April 9, 2024  10:37

A "mini liver" will be grown for the first time in a human body in the US, the journal Nature reported.

The respective operation was conceived by the biotechnology company LyGenesis (Pittsburgh, Pennsylvania). In the publication, the intervention was called a new era in the treatment of people whose liver was damaged and whose transplant was not performed.

The person who received the treatment, on 25 March, is recovering well from the procedure and has been discharged from the clinic, says Michael Hufford, chief executive of LyGenesis.

During the aforesaid procedure, healthy cells from the donor's liver are inserted into the lymph node in the patient's upper abdomen. Donor cells are inserted through the throat, through a special tube.

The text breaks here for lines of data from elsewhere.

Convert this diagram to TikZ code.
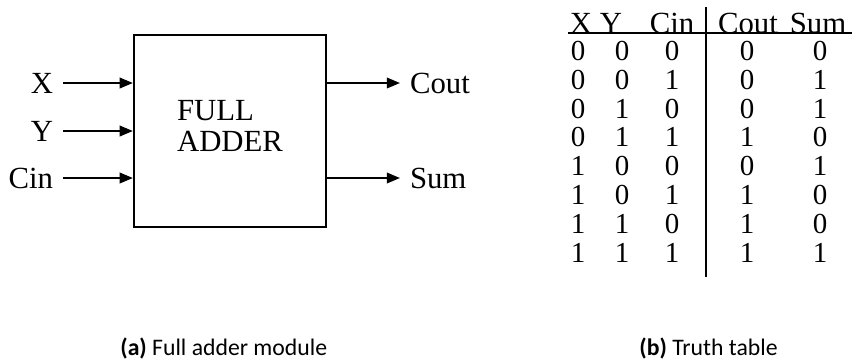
\documentclass[tikz,border=0pt]{standalone}
\usepackage{fontspec}
\setmainfont{Liberation Serif}
\newfontfamily\capfont{Carlito}
\usetikzlibrary{arrows.meta, positioning}

\begin{document}
\begin{tikzpicture}[
    x=0.02cm, y=-0.02cm,
    every node/.style={font=\fontsize{17.5}{18}\selectfont},
    block/.style={draw, line width=1.3pt, minimum width=3.84cm, minimum height=3.84cm, inner sep=0pt},
    port/.style={inner sep=5.5pt},
    head/.style={inner sep=0pt, anchor=base},
    bit/.style={font=\fontsize{16.5}{16.5}\selectfont, inner sep=0pt},
    caption/.style={font=\capfont\fontsize{13.5}{13.5}\selectfont, inner sep=0pt},
    wire/.style={->, line width=1.1pt},
    rule/.style={line width=1.2pt},
    >={Triangle[length=7.5pt, width=6pt]}
]
\useasboundingbox (0,0) rectangle (855,360);

% module
\node[block] (fa) at (230,131) {};
\node[align=left, inner sep=0pt] (falabel) at (230,126) {FULL\\ADDER};
\node[port, anchor=east] (x) at (63,83) {X};
\node[port, anchor=east] (y) at (63,131) {Y};
\node[port, anchor=east] (cin) at (63,178) {Cin};
\node[port, anchor=west] (cout) at (400,83) {Cout};
\node[port, anchor=west] (sum) at (400,178) {Sum};
\draw[wire] (x) -- (x -| fa.west);
\draw[wire] (y) -- (y -| fa.west);
\draw[wire] (cin) -- (cin -| fa.west);
\draw[wire] (fa.east |- cout) -- (cout);
\draw[wire] (fa.east |- sum) -- (sum);

% truth table
\node[head] (hx) at (581,33) {X};
\node[head] (hy) at (611,33) {Y};
\node[head] (hcin) at (672,33) {Cin};
\node[head] (hcout) at (748,33) {Cout};
\node[head] (hsum) at (818,33) {Sum};
\draw[rule] ([xshift=-1pt]hx.base west) -- ([xshift=3pt]hsum.base east);
\coordinate (vtop) at (706,7);
\coordinate (vbot) at (706,277);
\draw[rule] (vtop) -- (vbot);
\foreach \a/\b/\c/\co/\s [count=\i from 0] in
    {0/0/0/0/0, 0/0/1/0/1, 0/1/0/0/1, 0/1/1/1/0,
     1/0/0/0/1, 1/0/1/1/0, 1/1/0/1/0, 1/1/1/1/1}{
  \node[bit] (tx\i) at (578,{51+28.8*\i}) {\a};
  \node[bit] (ty\i) at (622,{51+28.8*\i}) {\b};
  \node[bit] (tcin\i) at (672,{51+28.8*\i}) {\c};
  \node[bit] (tcout\i) at (747,{51+28.8*\i}) {\co};
  \node[bit] (tsum\i) at (820,{51+28.8*\i}) {\s};
}

% captions
\node[caption, anchor=base west] (capa) at (120,355) {\textbf{(a)} Full adder module};
\node[caption, anchor=base east] (capb) at (778,355) {\textbf{(b)} Truth table};
\end{tikzpicture}
\end{document}
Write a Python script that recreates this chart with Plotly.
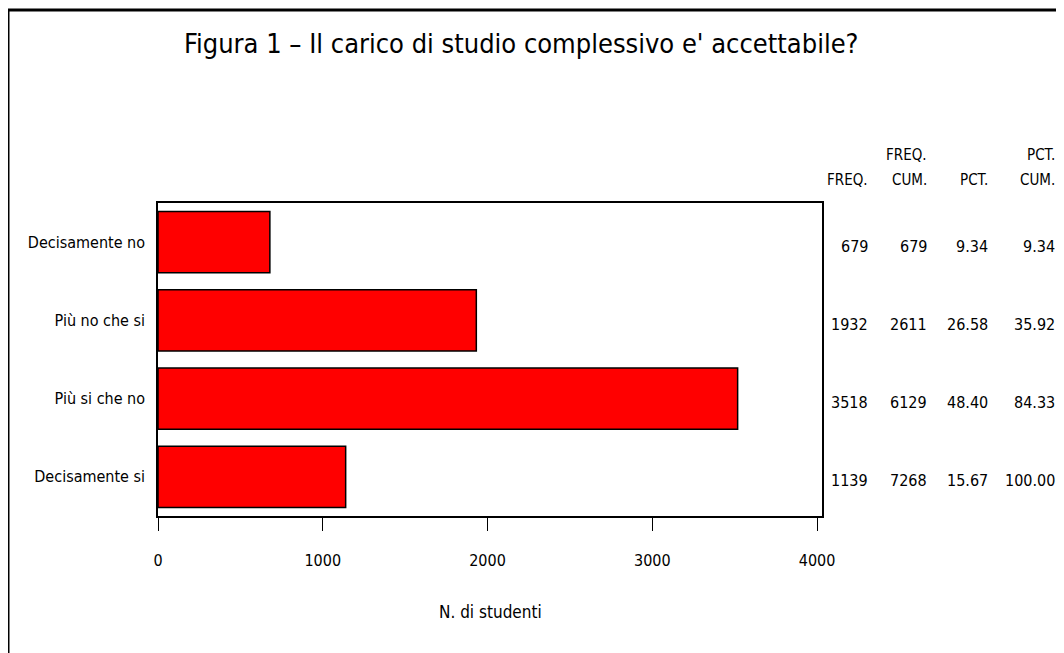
import plotly.graph_objects as go

categories = ['Decisamente no', 'Più no che si', 'Più si che no', 'Decisamente si']
freq = [679, 1932, 3518, 1139]
freq_cum = [679, 2611, 6129, 7268]
pct = ['9.34', '26.58', '48.40', '15.67']
pct_cum = ['9.34', '35.92', '84.33', '100.00']
x_ticks = [0, 1000, 2000, 3000, 4000]
header_top = ['', 'FREQ.', '', 'PCT.']
header_bottom = ['FREQ.', 'CUM.', 'PCT.', 'CUM.']

W, H = 1064, 653
OFF = 8  # page body margin of the html
# plot area as seen on screen
left, right, top, bottom = 158, 822, 203, 516
L, T = left - OFF, top - OFF
R, B = W - (right - OFF), H - (bottom - OFF)
pw = right - left
ph = bottom - top

narrow = "Liberation Sans Narrow, DejaVu Sans Condensed, Arial Narrow, sans-serif"


def px_x(p):
    return (p - left) / pw


def px_y(p):
    return (bottom - p) / ph


fig = go.Figure(go.Bar(x=freq, y=categories, orientation='h',
                       marker=dict(color='#ff0000', line=dict(color='black', width=1.5)),
                       hoverinfo='skip'))

fig.update_layout(
    width=W, height=H,
    margin=dict(l=L, r=R, t=T, b=B),
    paper_bgcolor='white', plot_bgcolor='white',
    bargap=0.22,
    showlegend=False,
    font=dict(family=narrow, color='black'),
)

fig.update_xaxes(range=[0, 4030], tickvals=x_ticks, ticks='outside', ticklen=13,
                 tickwidth=1, tickcolor='black', showline=True, mirror=True,
                 linecolor='black', linewidth=1.5, showgrid=False, zeroline=False,
                 tickfont=dict(size=16), ticklabelstandoff=16, automargin=False)
fig.update_yaxes(categoryorder='array', categoryarray=categories, autorange='reversed',
                 ticks='', showline=True, mirror=True, linecolor='black', linewidth=1.5,
                 showgrid=False, tickfont=dict(size=16), ticklabelstandoff=8,
                 automargin=False)

# table on the right
col_right = [870, 929, 990, 1057]
columns = [[str(v) for v in freq], [str(v) for v in freq_cum], pct, pct_cum]
for cx, vals, h1, h2 in zip(col_right, columns, header_top, header_bottom):
    for cat, v in zip(categories, vals):
        fig.add_annotation(x=px_x(cx), xref='paper', y=cat, yref='y', yshift=-4,
                           text=v, showarrow=False, xanchor='right', yanchor='middle',
                           font=dict(size=16))
    if h1:
        fig.add_annotation(x=px_x(cx), xref='paper', y=px_y(155), yref='paper',
                           text=h1, showarrow=False, xanchor='right', yanchor='middle',
                           font=dict(size=15))
    fig.add_annotation(x=px_x(cx), xref='paper', y=px_y(180), yref='paper',
                       text=h2, showarrow=False, xanchor='right', yanchor='middle',
                       font=dict(size=15))

# title and axis title
fig.add_annotation(x=px_x(521), xref='paper', y=px_y(44), yref='paper',
                   text="Figura 1 – Il carico di studio complessivo e' accettabile?",
                   showarrow=False, xanchor='center', yanchor='middle',
                   font=dict(size=27))
fig.add_annotation(x=0.5, xref='paper', y=px_y(612), yref='paper',
                   text='N. di studenti', showarrow=False, xanchor='center', yanchor='middle',
                   font=dict(size=17))

# outer frame
fig.add_shape(type='rect', xref='paper', yref='paper',
              x0=px_x(8), x1=px_x(1075), y0=px_y(665), y1=px_y(10),
              line=dict(color='black', width=3))

fig.write_html("out.html")
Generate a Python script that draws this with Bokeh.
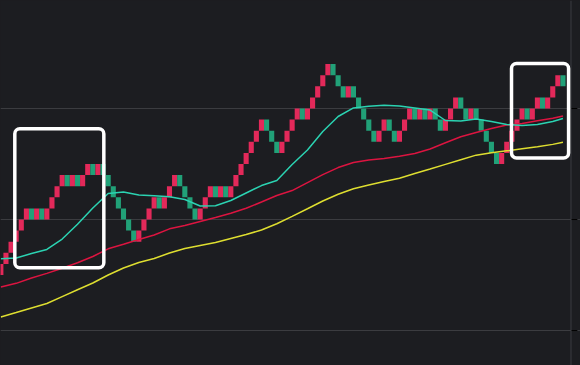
from bokeh.plotting import figure
from bokeh.models import Range1d, FixedTicker, Span, BoxAnnotation, ColumnDataSource, Grid
from bokeh.embed import file_html
from bokeh.resources import INLINE
from jinja2 import Template

# ---------------- data ----------------
box_size = 10
base_price = 2200

# brick level (in boxes above base) for each renko brick, left to right
brick_levels = [-5, -4, -3, -2, -1, 0, 0, 0, 0, 0,
                1, 2, 3, 3, 3, 3, 3, 4, 4, 4,
                4, 3, 2, 1, 0, -1, -2, -2, -1, 0,
                1, 1, 1, 2, 3, 3, 2, 1, 0, 0,
                1, 2, 2, 2, 2, 2, 3, 4, 5, 6,
                7, 8, 8, 7, 6, 6, 7, 8, 9, 9,
                9, 10, 11, 12, 13, 13, 12, 11, 11, 11,
                10, 9, 8, 7, 7, 8, 8, 7, 7, 8,
                9, 9, 9, 9, 9, 9, 8, 8, 9, 10,
                10, 9, 9, 9, 8, 7, 6, 5, 5, 6,
                7, 8, 9, 9, 9, 10, 10, 10, 11, 12,
                12]

# brick colour: R = red, G = green
brick_kind = list(
    "RRRRRRGRGR"
    "RRRGRGRRGR"
    "GGGGGGGRRR"
    "RGRRRGGGGR"
    "RRGRGRRRRR"
    "RRGGGRRRRG"
    "RRRRRGGGRG"
    "GGGGRRGGRR"
    "RGRGRGGRRR"
    "GGRGGGGGRR"
    "RRRGRRGRRR"
    "G"
)

# moving averages sampled at brick indices
ma_index = [0, 3, 6, 9, 12, 15, 18, 21, 24, 27, 30, 33, 36, 39, 42, 45, 48, 51, 54,
            57, 60, 63, 66, 69, 72, 75, 78, 81, 84, 87, 90, 93, 96, 99, 102, 105, 108, 110]
ma_fast = [2164.6, 2165.3, 2169.4, 2173.0, 2182.4, 2195.7, 2210.4, 2223.4, 2224.8, 2222.1,
           2221.4, 2220.5, 2218.0, 2212.2, 2212.4, 2217.1, 2223.9, 2230.6, 2235.1, 2249.5,
           2262.6, 2279.3, 2292.8, 2300.5, 2302.0, 2302.9, 2302.3, 2300.5, 2298.6, 2289.2,
           2288.7, 2290.5, 2288.3, 2285.6, 2284.7, 2285.6, 2288.3, 2291.0]
ma_mid = [2139.2, 2142.5, 2147.3, 2151.5, 2156.1, 2161.0, 2166.7, 2173.6, 2177.7, 2182.0,
          2186.0, 2191.6, 2194.6, 2198.2, 2201.8, 2205.6, 2210.1, 2215.8, 2221.6, 2226.1,
          2233.3, 2240.5, 2246.8, 2251.4, 2253.6, 2255.0, 2257.0, 2259.5, 2263.5, 2269.1,
          2274.5, 2278.4, 2282.0, 2285.1, 2286.5, 2288.9, 2291.2, 2293.2]
ma_slow = [2112.2, 2116.2, 2120.3, 2124.3, 2130.6, 2136.7, 2142.8, 2150.0, 2156.3, 2161.3,
           2164.9, 2169.8, 2173.9, 2176.6, 2179.3, 2182.9, 2186.5, 2190.5, 2196.2, 2202.9,
           2209.7, 2216.7, 2222.8, 2227.7, 2231.1, 2234.2, 2237.2, 2241.4, 2245.5, 2249.7,
           2253.9, 2258.0, 2260.1, 2261.9, 2263.7, 2265.5, 2267.7, 2269.6]

grid_prices = [2100, 2200, 2300]

# highlighted zones (brick index, price)
zone_left = [3.23, 100.43]
zone_right = [20.65, 111.6]
zone_bottom = [2156.5, 2255.4]
zone_top = [2281.7, 2340.5]

# ---------------- styling ----------------
bg = "#1c1d21"
grid_col = "#3b3c40"
red = "#e3295a"
green = "#21a178"
col_fast = "#2bd3b2"
col_mid = "#dc1440"
col_slow = "#dede30"
scale_x = 112.07      # position of the price-scale border (in brick units)
tick_len = 1.25       # length of the scale tick marks (in brick units)

n = len(brick_levels)
src = ColumnDataSource(dict(
    left=[i for i in range(n)],
    right=[i + 1 for i in range(n)],
    bottom=[base_price + l * box_size for l in brick_levels],
    top=[base_price + (l + 1) * box_size for l in brick_levels],
    color=[red if k == "R" else green for k in brick_kind],
))

p = figure(width=580, height=365,
           x_range=Range1d(0.4305, 113.93), y_range=Range1d(2068.5, 2397.3),
           output_backend="svg", toolbar_location=None,
           x_axis_location=None, y_axis_location=None,
           min_border=0, background_fill_color=bg, border_fill_color=bg,
           outline_line_color=None)
p.grid.visible = False
p.add_layout(Grid(dimension=1, ticker=FixedTicker(ticks=grid_prices),
                  grid_line_color=grid_col, grid_line_width=1))

# right price-scale border and its tick marks
p.add_layout(Span(location=scale_x, dimension="height", line_color=grid_col, line_width=1))
p.segment(x0=[scale_x] * len(grid_prices), y0=grid_prices,
          x1=[scale_x + tick_len] * len(grid_prices), y1=grid_prices,
          line_color="#000000", line_width=1)

p.quad(left="left", right="right", bottom="bottom", top="top", fill_color="color",
       line_color=None, source=src)

xc = [i + 0.5 for i in ma_index]
p.line(xc, ma_slow, line_color=col_slow, line_width=1.5)
p.line(xc, ma_mid, line_color=col_mid, line_width=1.5)
p.line(xc, ma_fast, line_color=col_fast, line_width=1.5)

for l, r, b, t in zip(zone_left, zone_right, zone_bottom, zone_top):
    p.add_layout(BoxAnnotation(left=l, right=r, bottom=b, top=t, fill_color=None,
                               fill_alpha=0, line_color="white", line_alpha=1,
                               line_width=3.5, border_radius=5))

tmpl = Template("""{% extends base %}
{% block postamble %}<style>html, body { background: #1c1d21; }</style>{% endblock %}""")

open("out.html", "w").write(file_html(p, INLINE, template=tmpl))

It is assumed that after a few months the cells will multiply, fill the lymph node, and form a structure that can perform the function of blood purification instead of the liver.

But the patient needs to take immunosuppressive drugs so that the body doesn’t reject the donor cells, says Stuart Forbes, a hepatologist at the University of Edinburgh, UK, who is not affiliated with LyGenesis.

The method was tested on mice, dogs, and pigs. The mini-liver of pigs was formed within two months. Cells that transport bile have also been found in the experimental organs of pigs. Moreover, bile acid did not accumulate.

According to Michael Hufford, it is not known what size the new liver can reach in the human body. Perhaps the growth of the mini-organ depends on the chemical signals of the decomposing liver. The CEO of LyGenesis believes that new organs will stop growing when they stabilize blood filtration, then no signals will be received from the decaying organ.

More than 50,000 people in the US die each year with liver disease. About 1,000 people in the country die every year waiting for a transplant. And thousands more aren’t eligible because they are too ill to undergo the procedure.